Officials at Mexico’s central bank declined to comment about the exchange-rate discrepancies.

Ivan Aleman, a vice president at Mexico’s financial regulator who heads the department in charge of compliance, said officials are aware of how the regulations are affecting currency brokers and are working on a solution.

According to U.S. authorities, drug trafficking organizations send between $19 billion and $39 billion annually to Mexico from the U.S.

Sergio Espinosa, 36, who manages the Centro Cambiario Scarlett in Terminal 1, said it’s so hard to deposit dollars that he tries to sell and buy the same amount every day.

“As they come in, they go out,” he said in an interview. “We can’t open bank accounts to deposit our dollars because it would be considered money laundering.”

Another wintry weekend, and our omnipotent central banksters, have very little to show for all of the bubbles, bailouts, and financialised wars and economies since the madness began in the stock market crash of October 1987. The one percenters think this is heaven. For the 99 percenters it’s approaching tar and feathers time. Will sanity prevail? Will borrowing money reprice to favour savours? Will feckless Keynesianism bring on Utopia? Will the EUSSR go on to infinity and beyond? Will Uncle Scam ever return to the city built on  a hill? No I don’t thinks so either. Stay long fully paid up precious metals as 40+ years of malinvestment delusion starts to unwind. Have a great weekend everyone. More financial madness next week.

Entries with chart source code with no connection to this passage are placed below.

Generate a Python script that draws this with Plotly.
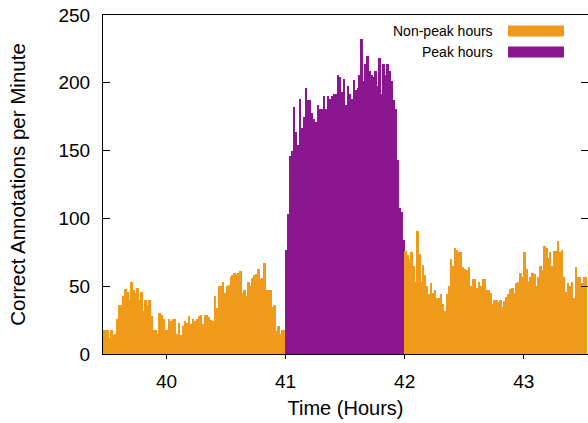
import plotly.graph_objects as go

# Minute-by-minute counts
first_minute = 39 * 60 + 28  # 39:28

nonpeak_before = [18, 18, 18, 12, 18, 14, 15, 26, 36, 36, 43, 48, 46, 40, 53, 47,
                  45, 49, 40, 46, 32, 40, 36, 40, 28, 18, 18, 15, 30, 29, 26, 18,
                  18, 26, 24, 26, 26, 15, 23, 14, 21, 24, 23, 28, 22, 26, 24, 26,
                  28, 29, 22, 29, 29, 27, 25, 24, 43, 34, 50, 50, 53, 45, 50, 51,
                  57, 58, 60, 59, 60, 61, 45, 47, 43, 53, 50, 56, 58, 59, 63, 55,
                  56, 67, 47, 47, 47, 35, 36, 17, 21, 15, 18, 18]

peak = [77, 103, 146, 150, 182, 164, 154, 188, 167, 175, 196, 187, 187, 178, 173,
        171, 184, 181, 181, 190, 181, 190, 188, 190, 192, 192, 206, 204, 193, 203,
        184, 198, 192, 188, 202, 195, 196, 206, 232, 201, 214, 220, 209, 206, 204,
        209, 198, 218, 192, 214, 206, 214, 209, 201, 187, 181, 143, 108, 105, 84]

nonpeak_after = [76, 73, 70, 75, 65, 53, 91, 74, 53, 66, 58, 50, 44, 52, 45, 47,
                 41, 41, 44, 37, 32, 44, 50, 70, 65, 78, 77, 75, 75, 64, 63, 62,
                 64, 50, 55, 55, 49, 53, 50, 55, 55, 47, 47, 45, 37, 40, 40, 38,
                 40, 35, 39, 42, 44, 48, 49, 45, 52, 53, 60, 57, 75, 63, 54, 57,
                 60, 59, 50, 57, 65, 62, 80, 78, 71, 75, 65, 76, 76, 83, 75, 77,
                 57, 46, 52, 50, 53, 41, 64, 57, 57, 52, 57, 57]

x_ticks = [40, 41, 42, 43]
y_ticks = [0, 50, 100, 150, 200, 250]

ORANGE = "#EF9A1A"
PURPLE = "#8A1790"

n1, n2, n3 = len(nonpeak_before), len(peak), len(nonpeak_after)
minutes_before = list(range(first_minute, first_minute + n1))
minutes_peak = list(range(first_minute + n1, first_minute + n1 + n2))
minutes_after = list(range(first_minute + n1 + n2, first_minute + n1 + n2 + n3))


def to_hours(ms):
    return [(m + 0.5) / 60.0 for m in ms]


fig = go.Figure()
w = 1.0 / 60.0
fig.add_trace(go.Bar(x=to_hours(minutes_before), y=nonpeak_before, width=w,
                     marker=dict(color=ORANGE, line=dict(width=0)),
                     name="Non-peak hours", showlegend=False))
fig.add_trace(go.Bar(x=to_hours(minutes_peak), y=peak, width=w,
                     marker=dict(color=PURPLE, line=dict(width=0)),
                     name="Peak hours", showlegend=False))
fig.add_trace(go.Bar(x=to_hours(minutes_after), y=nonpeak_after, width=w,
                     marker=dict(color=ORANGE, line=dict(width=0)),
                     name="Non-peak hours", showlegend=False))

FONT = "Liberation Sans, Arial, sans-serif"

W, H = 588, 423
ML, MR, MT, MB = 103, 0, 15, 69
PW, PH = W - ML - MR, H - MT - MB

fig.update_layout(
    width=W, height=H,
    margin=dict(l=ML, r=MR, t=MT, b=MB, pad=0),
    paper_bgcolor="white", plot_bgcolor="white",
    bargap=0, barmode="overlay",
    font=dict(family=FONT, size=19, color="black"),
    xaxis=dict(
        range=[first_minute / 60.0, 43.54],
        tickvals=x_ticks, ticktext=[str(v) for v in x_ticks],
        ticks="outside", ticklen=4, tickcolor="black",
        showline=True, linecolor="black", linewidth=1, mirror=True,
        showgrid=False, zeroline=False,
        ticklabelstandoff=6,
        title=dict(text="Time (Hours)", font=dict(size=20), standoff=10),
    ),
    yaxis=dict(
        range=[0, 250],
        tickvals=y_ticks,
        ticks="inside", ticklen=7, tickcolor="black",
        showline=True, linecolor="black", linewidth=1, mirror="allticks",
        showgrid=False, zeroline=False,
        ticklabelstandoff=8, ticklabeloverflow="allow",
        title=dict(text="Correct Annotations per Minute", font=dict(size=20.5), standoff=27),
    ),
)

# Gnuplot-style key: text right-aligned, swatch to its right
legend_items = [("Non-peak hours", ORANGE, 31), ("Peak hours", PURPLE, 52)]
for label, color, ypix in legend_items:
    yp = (354 - ypix) / PH
    fig.add_annotation(xref="paper", yref="paper", x=(495 - ML) / PW, y=yp,
                       text=label, showarrow=False, xanchor="right", yanchor="middle",
                       font=dict(family=FONT, size=14, color="black"))
    fig.add_shape(type="rect", xref="paper", yref="paper",
                  x0=(508 - ML) / PW, x1=(564 - ML) / PW,
                  y0=yp - 5.5 / PH, y1=yp + 5.5 / PH,
                  fillcolor=color, line=dict(width=0))

fig.write_html("out.html", config={"displayModeBar": False},
               post_script="document.body.style.margin='0';document.body.style.overflow='hidden';")
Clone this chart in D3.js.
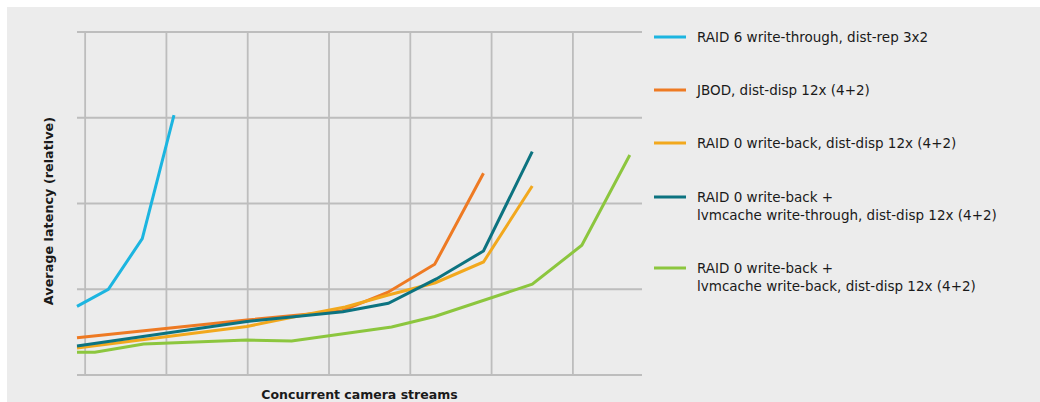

Money, again, has often been a cause of the delusion of the multitudes. Sober nations have all at once become desperate gamblers, and risked almost their existence upon the turn of a piece of paper.

Charles Mackay. Extraordinary Popular Delusions and the Madness of Crowds

The monthly Coppock Indicators finished December.

DJIA: +138 Up. NASDAQ: +247 Down. SP500: +198 Down.